Once each year, Bay Shipbuilding opens a portion of its 55-acre yard to the public as a fundraiser for the local Rotary Club. Tours are conducted by Rotarians and at each stop, retired shipyard workers talk about equipment, procedures, and the ships built and serviced at the shipyard. Access is certainly prescribed and ships are off-limits but it is nonetheless a golden opportunity to see the mysteries behind the chain link fence.
And, you are guaranteed to learn amazing things, but you need to listen carefully. I was puzzled when our guide told us we were on our way to the “gravy dock” (company cafeteria? “Belly up to the roast turkey bar, boys.”) until I finally tumbled that he was saying “graving dock.”
Graving dock.
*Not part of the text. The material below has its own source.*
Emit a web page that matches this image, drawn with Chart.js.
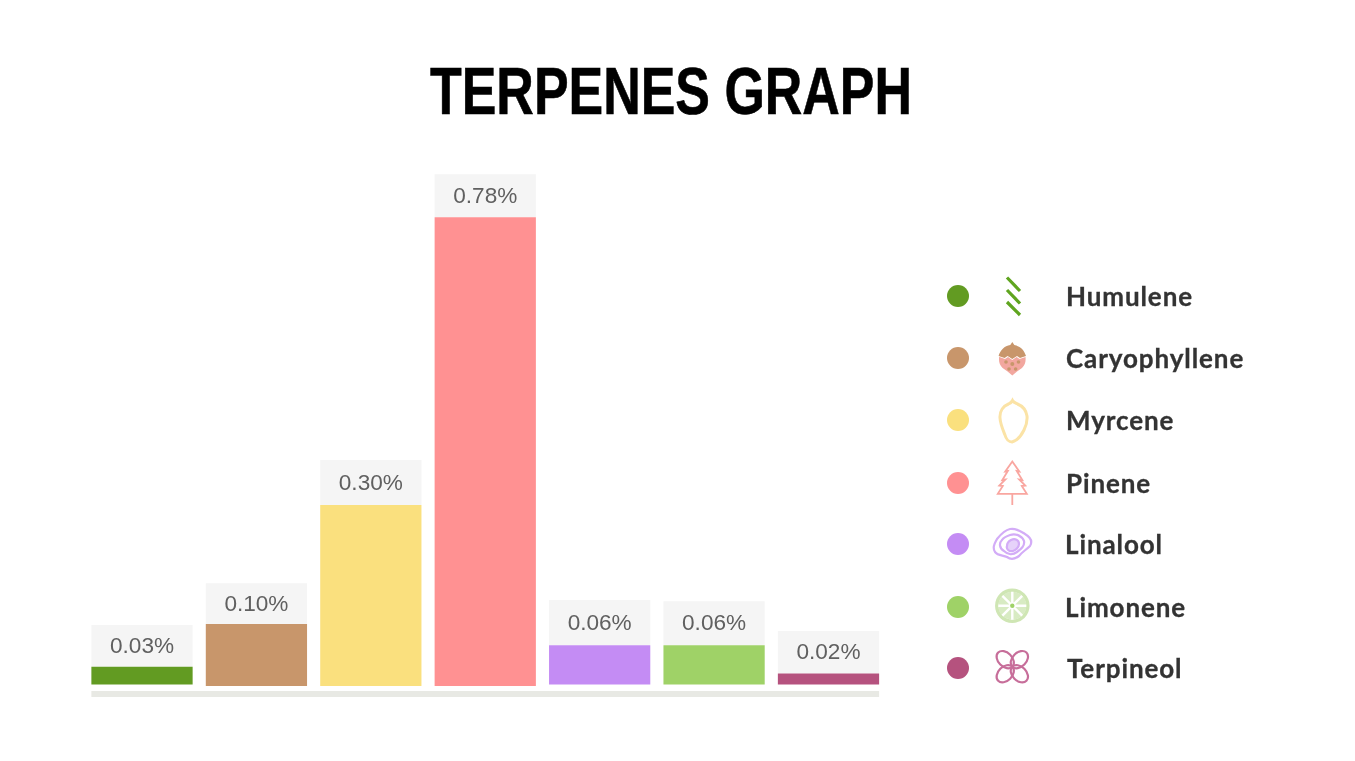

Ahhh…
The blue gantry crane that I’ve shown you many times is the largest in the U.S. The operator is 135 feet off the ground, reaches his perch via elevator, and there is no bathroom up there. Someone asked the gnarly old shipyard guy about how fuel reached the engine, located on top of the crane.
“Five gallon gas cans,” he said solemnly. “”Every time someone goes up, they bring a can with them. As you can imagine, it’s a slow process.”
He could only fake solemn for ten seconds before he broke down into a gnarly old guy chortle.
No one can gnarly-chortle like an old guy.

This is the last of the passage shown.